My husband John had just finished demonstrating some sheep-herding techniques to some cub scouts with our border collie, Cap, and after returning him to his kennel, had brought out Abbie for her turn with the sheep. To explain to these young boys who Abbie was in our six border-collie pack, I said that Abbie was Cap’s wife. They were the parents of our ten-month old puppy, Spot. So, Jason’s innocent and curious mind conjured that if they were husband and wife, they must have been in love. But how do dogs show that they have this emotion?
Later after the boys and the accompanying adults left, I reflected on this incident and wished that I would have had the presence of mind to respond to Jason’s question. Do dogs really have emotions that could be identified as love or affection for one another? Or is the mating of a female and male only a physical attraction, explained by strong hormonal signals? That night, my husband laughed when I told him Jason’s question and said his response would probably have been, “Well, if you could have seen how fast they mated in the barn that day…”
But, seriously, we both have noticed other signs of affection between these two dogs, outside of Abbie’s menstrual cycle. When they are first let out of their kennels to take a walk, Abbie runs over to Cap and teases him with little nips on his neck. It’s clear that Cap is annoyed by this attention and tries to either get away or come to one of us for protection. This behavior appears playful, but to me it also communicates a desire that Abbie has to be noticed, even if a little aggressively.
When the two dogs are in a more relaxed state, sitting next to each other, Abbie will lean over to Cap and nuzzle him and lick his face which Cap receives stoically. While I don’t like to compare or equate animal behavior to humans, it almost seems like Cap is playing the conventional male who is embarrassed by a public show of affection, while Abbie just lets her emotions rule her behavior. She really likes her mate!
In our years of raising and training border collies, I have seen this kind of doggie “love” behavior before, though not as consistent as with Abbie and Cap. Perhaps, as is true for other species, there are unique relationships that seem to point in the direction of selective commitments of loyalty and affection to another, often within their species, but even across species.
Abbie and Cap give us a reminder of the strong bonds that can develop into unconditional love that is lasting and genuine. I think, for example, of the U-tube clip of a crow that had adopted a kitten, accompanying it everywhere – feeding it, protecting it, and even playing with it. When a vet came to observe these animals in the backyard of an elderly couple, she surmised that the bird had chanced on an abandoned kitten and decided to care for it as its own, not realizing the cat was a natural predator of birds.

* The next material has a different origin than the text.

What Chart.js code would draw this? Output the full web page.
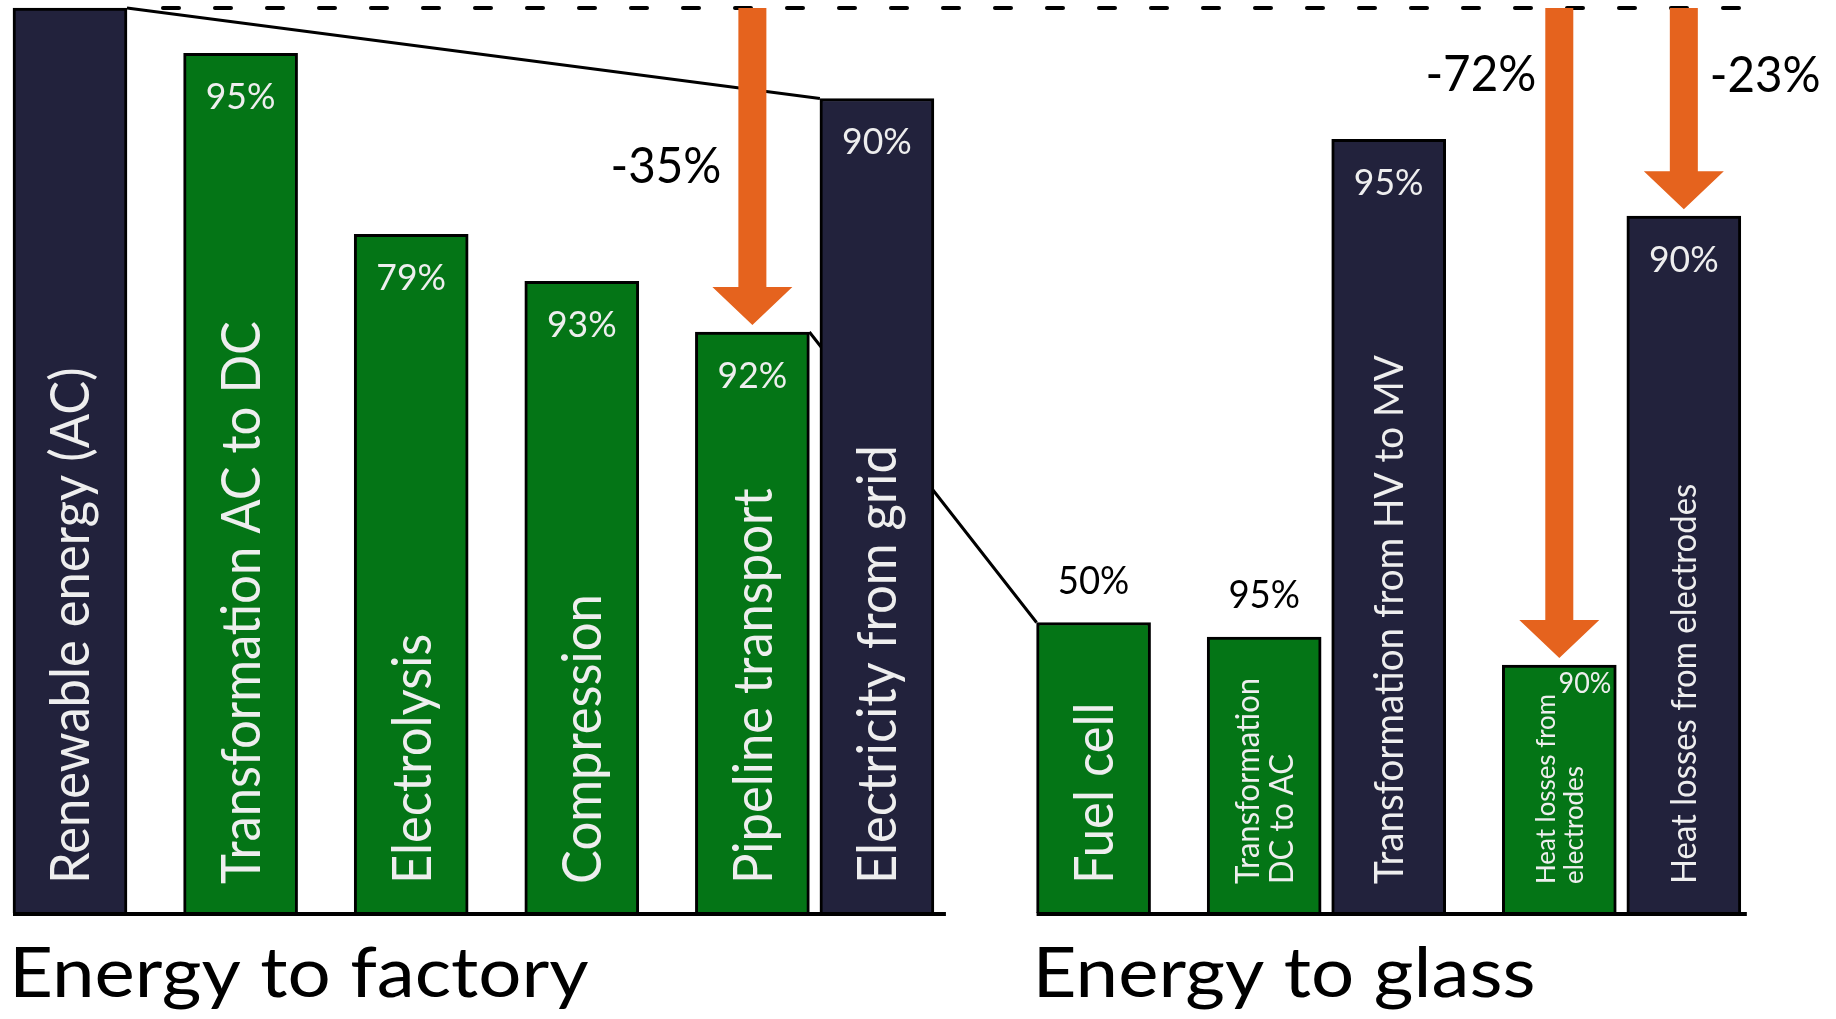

Then there was the touching video of two elderly female elephants, united in an animal sanctuary after decades of separation as well as mistreatment. Initially, they were kept in separate, adjacent pens for observation, but when they each tried to touch the other with their trunks, their keepers surmised they were ready to be together. Taken out into an open field, the camera caught them walking side by side, entwining their trunks as they strolled along.
We can learn much from animals about forming deep, loving bonds that are lasting.